The tiny Calvert County town of Chesapeake Beach is seeking a federal grant to help finance a $40 million hotel and convention center, but not for its own back yard.

The executive-style waterfront complex would be built 27 miles away in Anne Arundel County.

Through a byzantine arrangement, the community of 1,500 has applied for $8 million to $10 million in Housing and Urban Development funds.

Normally such grants go for projects within a town, but Chesapeake Beach wants to turn money-lender, farming the grant back out at 8 to 9 percent interest to private developers of the big project up the coast in Bay Ridge, near Annapolis.

HUD officials say the odd scheme has a respectable chance of approval. It was devised by a financial consulting firm looking for ways to finance a 354-room hotel at Bay Ridge Inn and Beach, a popular swimming and picnicking spot on Annapolis Neck four miles from the state capitol.

The money would come through an Urban Development Action Grant (UDAG) available to "distressed" communities, a designation for which Chesapeake Beach qualified, because of its fading tax base and population, when it applied last month, though it has since been removed from the list.

The fact that the hotel would be not only in another community, but in another county, does not rule out approval, said HUD officials, because the project could help the town's tax situation and provide jobs.

Chesapeake Beach Mayor Buster Fortier said he was approached six weeks ago by representatives of Matt-5, a Northern Virginia financial consulting firm, about fashioning a money package for construction of the hotel, which Fortier said would be a Marriott. "They came looking for us because we were the only town in the area eligible" for the HUD funds, he said.
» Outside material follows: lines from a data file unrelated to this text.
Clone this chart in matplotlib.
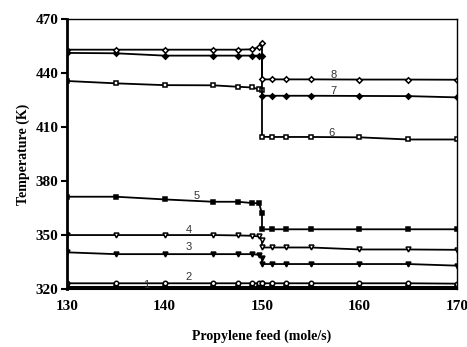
import numpy as np
import matplotlib.pyplot as plt

# propylene feed (mole/s): points before the step, the step itself, and after it
x_pre = [130, 135, 140, 145, 147.5, 149, 149.7]
x_step = [150]
x_post = [150, 151, 152.5, 155, 160, 165, 170]

# stage temperatures (K) for each profile
t8_pre = [453.0, 453.0, 453.0, 453.0, 453.0, 453.2, 454.5]
t8_step = [456.5]
t8_post = [436.5, 436.5, 436.5, 436.5, 436.4, 436.4, 436.3]

t7_pre = [451.2, 451.0, 449.7, 449.7, 449.7, 449.7, 449.7]
t7_step = [449.5]
t7_post = [427.4, 427.4, 427.4, 427.4, 427.3, 427.2, 426.5]

t6_pre = [435.6, 434.3, 433.3, 433.2, 432.4, 432.0, 431.0]
t6_step = [430.6]
t6_post = [404.6, 404.5, 404.5, 404.5, 404.3, 403.1, 403.1]

t5_pre = [371.3, 371.3, 369.8, 368.5, 368.5, 367.8, 367.6]
t5_step = [362.0]
t5_post = [353.2, 353.2, 353.2, 353.2, 353.2, 353.2, 353.2]

t4_pre = [350.0, 350.0, 350.0, 350.0, 349.8, 349.6, 349.2]
t4_step = [347.5]
t4_post = [343.1, 343.1, 343.1, 343.1, 342.0, 342.0, 341.8]

t3_pre = [340.4, 339.4, 339.4, 339.4, 339.4, 339.4, 339.0]
t3_step = [337.5]
t3_post = [333.9, 333.9, 333.9, 333.9, 333.9, 333.9, 333.0]

t2_pre = [323.2, 323.2, 323.2, 323.2, 323.2, 323.2, 323.2]
t2_step = [323.2]
t2_post = [323.2, 323.2, 323.2, 323.2, 323.2, 323.2, 323.0]

t1_pre = [320.9, 320.9, 320.9, 320.9, 320.9, 320.9, 320.9]
t1_step = [320.9]
t1_post = [320.9, 320.9, 320.9, 320.9, 320.9, 320.9, 320.9]

labels = ['1', '2', '3', '4', '5', '6', '7', '8']
label_x = [138.1, 142.5, 142.5, 142.5, 143.3, 157.1, 157.3, 157.3]
label_y = [322.0, 326.5, 343.2, 352.8, 371.7, 406.5, 430.0, 439.0]

x_all = x_pre + x_step + x_post
profiles = [
    (t1_pre + t1_step + t1_post, 's', 'k', 2.2, 2.5),
    (t2_pre + t2_step + t2_post, 'o', 'white', 1.3, 3.2),
    (t3_pre + t3_step + t3_post, 'v', 'k', 1.3, 3.5),
    (t4_pre + t4_step + t4_post, 'v', 'white', 1.3, 3.5),
    (t5_pre + t5_step + t5_post, 's', 'k', 1.3, 3.2),
    (t6_pre + t6_step + t6_post, 's', 'white', 1.3, 3.2),
    (t7_pre + t7_step + t7_post, 'D', 'k', 1.3, 2.8),
    (t8_pre + t8_step + t8_post, 'D', 'white', 1.3, 2.8),
]

fig = plt.figure(figsize=(4.67, 3.47), dpi=100)
ax = fig.add_axes([0.1435, 0.167, 0.835, 0.778])

for temps, mk, fc, lw, ms in profiles:
    ax.plot(x_all, temps, color='k', lw=lw, marker=mk, markersize=ms,
            markerfacecolor=fc, markeredgecolor='k', markeredgewidth=1.1)

for lab, lx, ly in zip(labels, label_x, label_y):
    ax.text(lx, ly, lab, fontsize=8, family='Liberation Sans',
            ha='center', va='center', color='#333333')

ax.set_xlim(130, 170)
ax.set_ylim(320, 470)
ax.set_xticks([130, 140, 150, 160, 170])
ax.set_yticks([320, 350, 380, 410, 440, 470])
ax.tick_params(axis='x', length=0, pad=8)
ax.tick_params(axis='y', length=4, width=1.5, direction='out', pad=2)
for lab in ax.get_xticklabels() + ax.get_yticklabels():
    lab.set_family('Liberation Serif')
    lab.set_fontweight('bold')
    lab.set_fontsize(11)

ax.spines['left'].set_linewidth(2)
ax.spines['bottom'].set_linewidth(1.5)
ax.spines['top'].set_linewidth(1)
ax.spines['right'].set_linewidth(1)

ax.set_xlabel('Propylene feed (mole/s)', family='Liberation Serif',
              fontweight='bold', fontsize=10, labelpad=12)
ax.set_ylabel('Temperature (K)', family='Liberation Serif',
              fontweight='bold', fontsize=10, labelpad=4)

fig.savefig('out.png', dpi=100)
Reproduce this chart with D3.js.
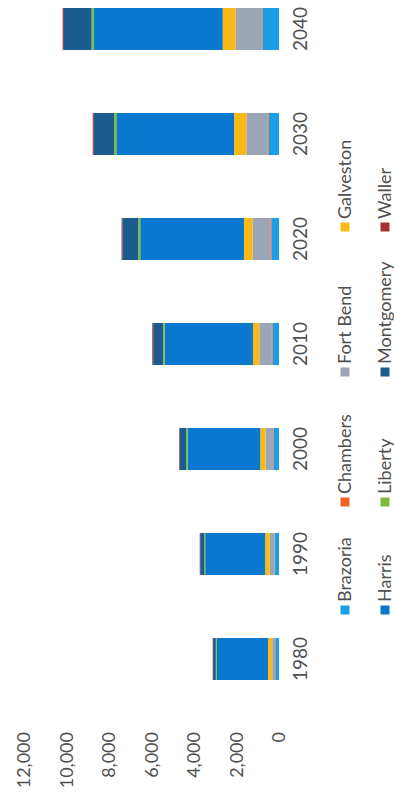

"We're acting as the host city," said Fortier. "It's a roundabout way for the hotel people to get the money." As lender, Chesapeake Beach would be in for a huge financial bonus as the grant money and interest was repaid to the town over seven to nine years, Fortier said. (An $8 million grant, repaid at 8 per cent interest over sven years, would generate $2.5 million interest, giving the town a total of $10.5 million.)

Ben Wills, who owns Bay Ridge Beach and Inn and who applied for a zoning change three years ago to accommodate hotel development on the 33-acre site, said the application was filed without his approval. "This is very premature," he said.

But Charles Halm, economic development specialist in HUD's Baltimore office, said that while the Chesapeake Beach application must compete for approval with requests from small communities across the nation, its chances are boosted by the fact that "generally there hasn't been a lot of competition for small-city UDAGs."

Halm said that among factors HUD considers when appraising UDAG projects are how many jobs will be generated and who will get them, and whether the project will improve the town's tax base.

Fortier said Chesapeake Beach residents would get priority for construction and hotel jobs. Since the hotel would be far from Chesapeake Beach, the stickier issue concerns how the town's tax base would benefit. But Fortier said the application calls for developers to make an initial payment to the town in lieu of taxes, and the town would use funds accrued as the loan is repaid to finance commercial and industrial projects within Chesapeake Beach.

Halm said using UDAG funds for a development outside the jurisdiction seeking the grant is not unheard of. "The key is, would the project impact positively on the community that applies?"

He said hotel projects are common recipients of UDAG funds because they provide jobs for low-income people and have an immediate effect on tax bases.

He said the Hyatt-Regency Hotel on Baltimore's Inner Harbor was financed in part with UDAG money.

Because Chesapeake Beach is seeking the funds, rather than Anne Arundel County or Bay Ridge, public hearings on the proposal were held 27 miles down the road, where no objections were raised, according to Fortier. There has been no public notice about the plan in the Annapolis area.

Tom Osborne, deputy director of planning in Anne Arundel County, said the plan to develop Bay Ridge Beach has been dormant for years.

He said rezoning for commercial development on 24 of the 33 acres was approved in 1980, at the behest of Wills, who reportedly was considering a hotel/convention center.

Public hearings were held and there was no significant opposition, said Osborne.

Wills said today he was distressed by Matt-5's decision to forge ahead with the application. "I've tried to keep good relations with our civic organizations," he said. "Matt-5 jumped the gun and they shouldn't have."

A Matt-5 official declined to comment. Marriott spokesman Gordon Lambourne said the hotel chain is "looking at several sites in and around the Annapolis area but has made no commitments at this time." Asked if Bay Ridge was among them, Lambourne said, "I have no idea."

And while Fortier was exuberant about the prospect of millions of dollars raining down on his little outpost in Calvert County, one Chesapeake Beach official said he had reservations, at least at first.

"My initial reaction was the whole thing was ludicrous," said Town Councilman Gerald Donovan, "but then the federal guy came in and said it could work out, so who's going to turn down $8 million?"

Donovan said he understood the UDAG program for small communities wound up last year with $144 million in unspent funds. The HUD official who visited Chesapeake Beach "didn't say, 'We've got to get rid of the money,' " said Donovan, "but he did say it, if you know what I mean."